Светлый фон

— Матерь божья, конечно, нет. Если вы замужем за ирландским туалетным детективом, вам на это начихать.

— Туалетным? — Кендрик поднял голову.

— Старое бостонское выражение. Так вот, его ругань и вопли здесь ни при чем.

— Что же тогда?

— Его весьма своеобразный юмор. Он начинает петь одну и ту же песенку, как только я называю его по имени. «Детка, — говорит он. — Я думаю, у нас получится прекрасная сцена из водевиля. Мы назовем его „У Менни ирландская Энни“. Как ты на это смотришь?» А я отвечаю: «Никак, Менни». А он говорит: «Оставь моего друга, кошечка, и улетай со мной. Он поймет мою неутолимую страсть». А я ему отвечаю, что у полицейского ТТ тоже есть страсть.

— Только не рассказывайте об этом своему мужу, — засмеявшись, предостерег Кендрик.

— Ой, а я уже сказала. Муж пообещал купить нам билеты на самолет. Конечно, он и Уэйнграсс пару раз вместе выпивали…

— Выпивали? Я даже не знал, что они встречались.

— Моя вина. К моему преогромному сожалению, это уже произошло около восьми месяцев назад, когда вы улетали в Денвер.

— Я помню. Правительственная конференция, а Менни все еще был в больнице. Я просил вас сходить и навестить его, а также занести парижскую «Трибюн».

— А я брала с собой Пэдди, когда ходила туда по вечерам. Я не слишком пуглива, но даже я не гуляю по этим улицам ночью, да и от полицейского ТТ должна быть хоть какая-то польза.

— Ну и?

— Они сразу же пришлись друг другу по душе. А однажды вечером я вынуждена была задержаться на работе, вот Пэдди и настоял, чтобы пойти в госпиталь одному.

Эван медленно покачал головой.

— Простите, Энни. Я ничего не знал. Я не собирался вмешивать вас и вашего мужа в свою личную жизнь. И Менни мне ничего не рассказывает.
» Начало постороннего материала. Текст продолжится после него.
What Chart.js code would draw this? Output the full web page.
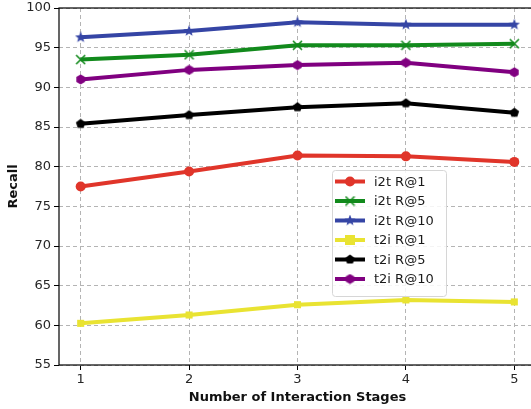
<!DOCTYPE html>
<html>
<head>
<meta charset="utf-8">
<script src="https://cdn.jsdelivr.net/npm/chart.js@4.4.1/dist/chart.umd.min.js"></script>
<style>
  html, body { margin: 0; padding: 0; background: #fff; overflow: hidden; }
  #wrap { width: 537px; height: 409px; }
  #c { display: block; }
</style>
</head>
<body>
<div id="wrap"><canvas id="c" width="537" height="409"></canvas></div>
<script>
// Recall per number of interaction stages
const stages = [1, 2, 3, 4, 5];
const yTicks = [55, 60, 65, 70, 75, 80, 85, 90, 95, 100];

const i2tR1  = [77.5, 79.4, 81.4, 81.3, 80.6];
const i2tR5  = [93.5, 94.1, 95.3, 95.3, 95.5];
const i2tR10 = [96.3, 97.1, 98.2, 97.9, 97.9];
const t2iR1  = [60.25, 61.3, 62.6, 63.2, 62.95];
const t2iR5  = [85.4, 86.5, 87.5, 88.0, 86.8];
const t2iR10 = [91.0, 92.2, 92.8, 93.1, 91.9];

const seriesLabels = ['i2t R@1', 'i2t R@5', 'i2t R@10', 't2i R@1', 't2i R@5', 't2i R@10'];

// Filled polygon / star markers drawn onto small canvases
function makeMarker(color, kind, size) {
  const c = document.createElement('canvas');
  c.width = size; c.height = size;
  const ctx = c.getContext('2d');
  const cx = size / 2, cy = size / 2;
  ctx.fillStyle = color;
  ctx.strokeStyle = color;
  ctx.beginPath();
  if (kind === 'star') {
    const R = size / 2, r = R * 0.42;
    for (let i = 0; i < 10; i++) {
      const a = -Math.PI / 2 + i * Math.PI / 5;
      const rr = i % 2 === 0 ? R : r;
      const px = cx + rr * Math.cos(a), py = cy + rr * Math.sin(a);
      i === 0 ? ctx.moveTo(px, py) : ctx.lineTo(px, py);
    }
    ctx.closePath(); ctx.fill();
  } else if (kind === 'pentagon' || kind === 'hexagon') {
    const n = kind === 'pentagon' ? 5 : 6;
    const R = size / 2 - 0.5;
    for (let i = 0; i < n; i++) {
      const a = -Math.PI / 2 + i * 2 * Math.PI / n;
      const px = cx + R * Math.cos(a), py = cy + R * Math.sin(a);
      i === 0 ? ctx.moveTo(px, py) : ctx.lineTo(px, py);
    }
    ctx.closePath(); ctx.fill();
  } else if (kind === 'x') {
    ctx.lineWidth = 1.6;
    const d = size / 2 - 1;
    ctx.moveTo(cx - d, cy - d); ctx.lineTo(cx + d, cy + d);
    ctx.moveTo(cx + d, cy - d); ctx.lineTo(cx - d, cy + d);
    ctx.stroke();
  }
  return c;
}

const RED = '#e0352a', GREEN = '#128a1c', BLUE = '#3545a5',
      YELLOW = '#e9e332', BLACK = '#000000', PURPLE = '#800080';

function pts(arr) { return stages.map((s, i) => ({ x: s, y: arr[i] })); }

function ds(label, arr, color, style, radius) {
  return {
    label: label,
    data: pts(arr),
    borderColor: color,
    backgroundColor: color,
    borderWidth: 4,
    pointStyle: style,
    pointRadius: radius,
    pointHoverRadius: radius,
    pointBorderWidth: 0,
    tension: 0
  };
}

const datasets = [
  ds(seriesLabels[0], i2tR1,  RED,    'circle', 5),
  ds(seriesLabels[1], i2tR5,  GREEN,  makeMarker(GREEN, 'x', 11), 5),
  ds(seriesLabels[2], i2tR10, BLUE,   makeMarker(BLUE, 'star', 12), 6),
  ds(seriesLabels[3], t2iR1,  YELLOW, 'rect', 5),
  ds(seriesLabels[4], t2iR5,  BLACK,  makeMarker(BLACK, 'pentagon', 11), 6),
  ds(seriesLabels[5], t2iR10, PURPLE, makeMarker(PURPLE, 'hexagon', 11), 6)
];

// Spines around the plot area (right spine falls just past the visible edge)
const framePlugin = {
  id: 'frame',
  afterDatasetsDraw(chart) {
    const a = chart.chartArea, ctx = chart.ctx;
    ctx.save();
    ctx.strokeStyle = '#000';
    ctx.lineWidth = 1.2;
    ctx.setLineDash([]);
    ctx.strokeRect(a.left, a.top, a.right - a.left, a.bottom - a.top);
    ctx.restore();
  }
};

// Legend box inside the plot area
const legendPlugin = {
  id: 'boxLegend',
  afterDraw(chart) {
    const ctx = chart.ctx;
    const x0 = 332, y0 = 170, w = 114, h = 126;
    ctx.save();
    ctx.setLineDash([]);
    ctx.fillStyle = 'rgba(255,255,255,0.85)';
    ctx.strokeStyle = '#d6d6d6';
    ctx.lineWidth = 1;
    ctx.beginPath();
    if (ctx.roundRect) ctx.roundRect(x0 + 0.5, y0 + 0.5, w, h, 3); else ctx.rect(x0 + 0.5, y0 + 0.5, w, h);
    ctx.fill(); ctx.stroke();
    ctx.font = '13px "DejaVu Sans"';
    ctx.textBaseline = 'middle';
    chart.data.datasets.forEach((d, i) => {
      const y = y0 + 11.5 + i * 19.5;
      ctx.strokeStyle = d.borderColor;
      ctx.lineWidth = 4;
      ctx.beginPath();
      ctx.moveTo(335, y); ctx.lineTo(365, y);
      ctx.stroke();
      const ps = d.pointStyle;
      ctx.fillStyle = d.backgroundColor;
      if (typeof ps === 'string') {
        ctx.beginPath();
        if (ps === 'circle') ctx.arc(350, y, d.pointRadius, 0, Math.PI * 2);
        else ctx.rect(350 - d.pointRadius, y - d.pointRadius, d.pointRadius * 2, d.pointRadius * 2);
        ctx.fill();
      } else {
        ctx.drawImage(ps, 350 - ps.width / 2, y - ps.height / 2);
      }
      ctx.fillStyle = '#1a1a1a';
      ctx.fillText(d.label, 374, y + 1);
    });
    ctx.restore();
  }
};

const gridOpts = {
  color: '#b4b4b4', lineWidth: 1,
  drawTicks: true, tickLength: 5, tickBorderDash: [], tickColor: '#000', tickWidth: 1
};

new Chart(document.getElementById('c'), {
  type: 'line',
  data: { datasets: datasets },
  options: {
    responsive: false,
    maintainAspectRatio: false,
    animation: false,
    events: [],
    layout: { autoPadding: false, padding: { top: 8, right: 1, left: 2, bottom: 0 } },
    plugins: { legend: { display: false }, tooltip: { enabled: false } },
    scales: {
      x: {
        type: 'linear',
        min: 0.8, max: 5.2,
        afterBuildTicks(scale) { scale.ticks = stages.map(v => ({ value: v })); },
        afterFit(scale) { scale.height = 44; scale.paddingLeft = 0; scale.paddingRight = 0; },
        ticks: { color: '#262626', font: { family: 'DejaVu Sans', size: 13 }, padding: 2, maxRotation: 0 },
        grid: gridOpts,
        border: { display: false, dash: [4, 3] },
        title: { display: true, text: 'Number of Interaction Stages', color: '#111',
                 font: { family: 'DejaVu Sans', size: 13, weight: 'bold' }, padding: { top: 2 } }
      },
      y: {
        min: 55, max: 100,
        afterBuildTicks(scale) { scale.ticks = yTicks.map(v => ({ value: v })); },
        afterFit(scale) { scale.width = 57; scale.paddingTop = 0; scale.paddingBottom = 0; },
        ticks: { color: '#262626', font: { family: 'DejaVu Sans', size: 13 }, padding: 3 },
        grid: gridOpts,
        border: { display: false, dash: [4, 3] },
        title: { display: true, text: 'Recall', color: '#111',
                 font: { family: 'DejaVu Sans', size: 13, weight: 'bold' }, padding: { bottom: 2 } }
      }
    }
  },
  plugins: [framePlugin, legendPlugin]
});
</script>
</body>
</html>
— Наверное, виноваты бутылки Листерина.

— Чего?

— Они того же цвета, что и светлое шотландское виски. Так я свяжусь с ним по телефону?..

 

Эммануэль Уэйнграсс оперся о каменный выступ на вершине холма, который входил в тридцатиакровые владения Кендрика у подножия гор. Его клетчатая рубашка с короткими рукавами была расстегнута до пояса, так как он принимал солнечную ванну и вдыхал чистый воздух южных Скалистых гор. Он взглянул на свою грудь, на хирургические швы и задумался о том, стоит ли ему верить в Бога или в Эвана Кендрика. Врачи сказали ему через много месяцев после операции и многочисленных послеоперационных осмотров, что они вырезали черные маленькие клетки, которые съедали его жизнь. Он был чист, заявили они. Заявили человеку, который в тот день, на этой вот скале, под солнцем, поджаривающим его хилое тело, утверждал, что ему восемьдесят лет. Хилое, хотя не такое уж и немочное, потому что теперь он уже двигался лучше, говорил лучше и практически совершенно не кашлял. Однако ему ужасно недоставало сигарет «Галуаз» и сигар «Монте-Кристо», которые он так любил. Итак, что его ожидает? На сколько лет, месяцев или недель эскулапы продлили его жизнь?